Young people with disabilities want more than anything else to be included in the activities and circle of friendship at the church youth group. Many times they report that they are left-out or patronized but not treated like everyone else.  This attitude of equality takes some teaching and some accessibility provision but it will make any youth group more successful when the full body of diversity is present in the group.

Inquire 

People who want to include a person with a disability or provide for their accessibly should simply ASK them what they need or want. Able-bodied people cannot assume that they know what a person needs. For example many people think that if there is a deaf person present that they would want a sign language interpreter. The truth is the vast majority of deaf and hard of hearing people in this country do NOT use sign language for communication. Listening devices or other kinds of visual supports (closed captioning, oral interpreting, sitting close to the speaker) are often their preference. Never assume you know, always inquire.

 Brothers and Sisters

Very often in a family with a member who has a disability, that person can absorb a great deal of the family energy and concern. It is for good reason of course because families are trying to cope with the exceptional needs of the one with disabilities.  However the siblings who do NOT have the disability often feel left out, or are expected to be the care-taker and never get to be their own unique person. Youth leaders and church families need to be on the look-out for this and be sure to check in with the able-bodied siblings to be sure they are not feeling overwhelmed or passed over.

 Laugh   

When we say “laugh” we mean the good-natured humor that can dispel an awkward moment or put people at ease.  We are never to laugh at or mock a person with a disability. But keeping things light with a touch of humor now and then can keep folks from being too stiff or nervous, especially if something goes wrong with a wheel chair or a cane or if there is some miscommunication.   Laughter can be a “healing art.”

Empower  

People with disabilities want to use their God-given gifts and ideas for the good of the whole.  However, some times the able-bodied community is quick to decide everything and put themselves in the places of power and not even consider that a person with a disability can be a successful leader or offer an important contribution.  Empowerment means teaching able-bodied people to stop and think and “get out of the way” in order to let a person with a disability shine.  

            

Revs. Russell Ewell (Missouri AC), Rev. Hank Jenkins (Holston AC) and I used this tool as we taught a workshop about disabilities during Youth 2019.

The workshop also included the personal testimonies of Revs. Ewell and Jenkins, who told their life story.  Both were in car accidents that left them with disabilities: Ewell with low vision and Jenkins with a mobility challenge.  They spoke of the overcoming power of God who can do “all things to strengthen” them (Philippians 4:13) and called the participants to be “transformed by the renewing of your mind” (Romans 12:2).  

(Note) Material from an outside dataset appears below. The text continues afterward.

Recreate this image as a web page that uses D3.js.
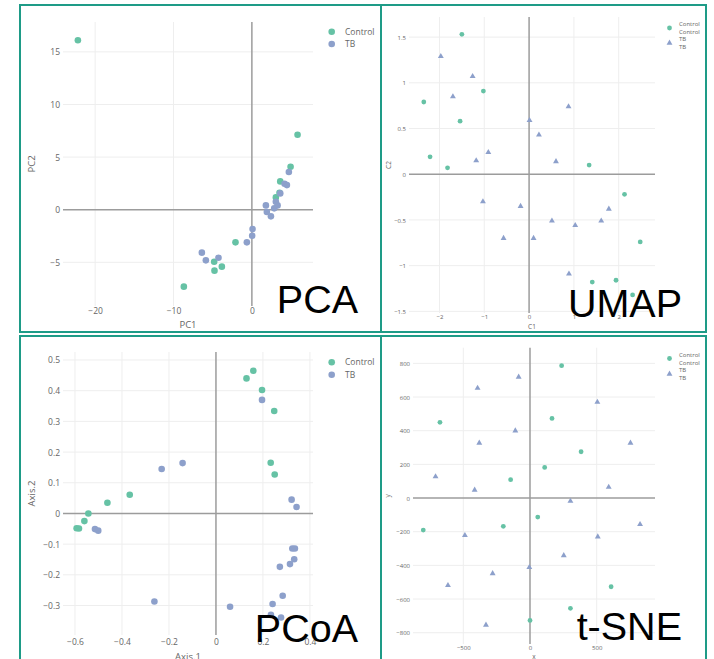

I taught the American Sign Language Alphabet and a few signs.  I explained my journey into ministry with the Deaf Community was a result of being blind in my left eye at birth.  The disability of blindness wedded me to the Deaf Community where I served the Christ UMC of the Deaf for 20 years in Baltimore.  We ended the class with the signing of “We are Marching in the Light of God.”  Indeed, we are marching in that light because we saw many new possibilities in the disability community.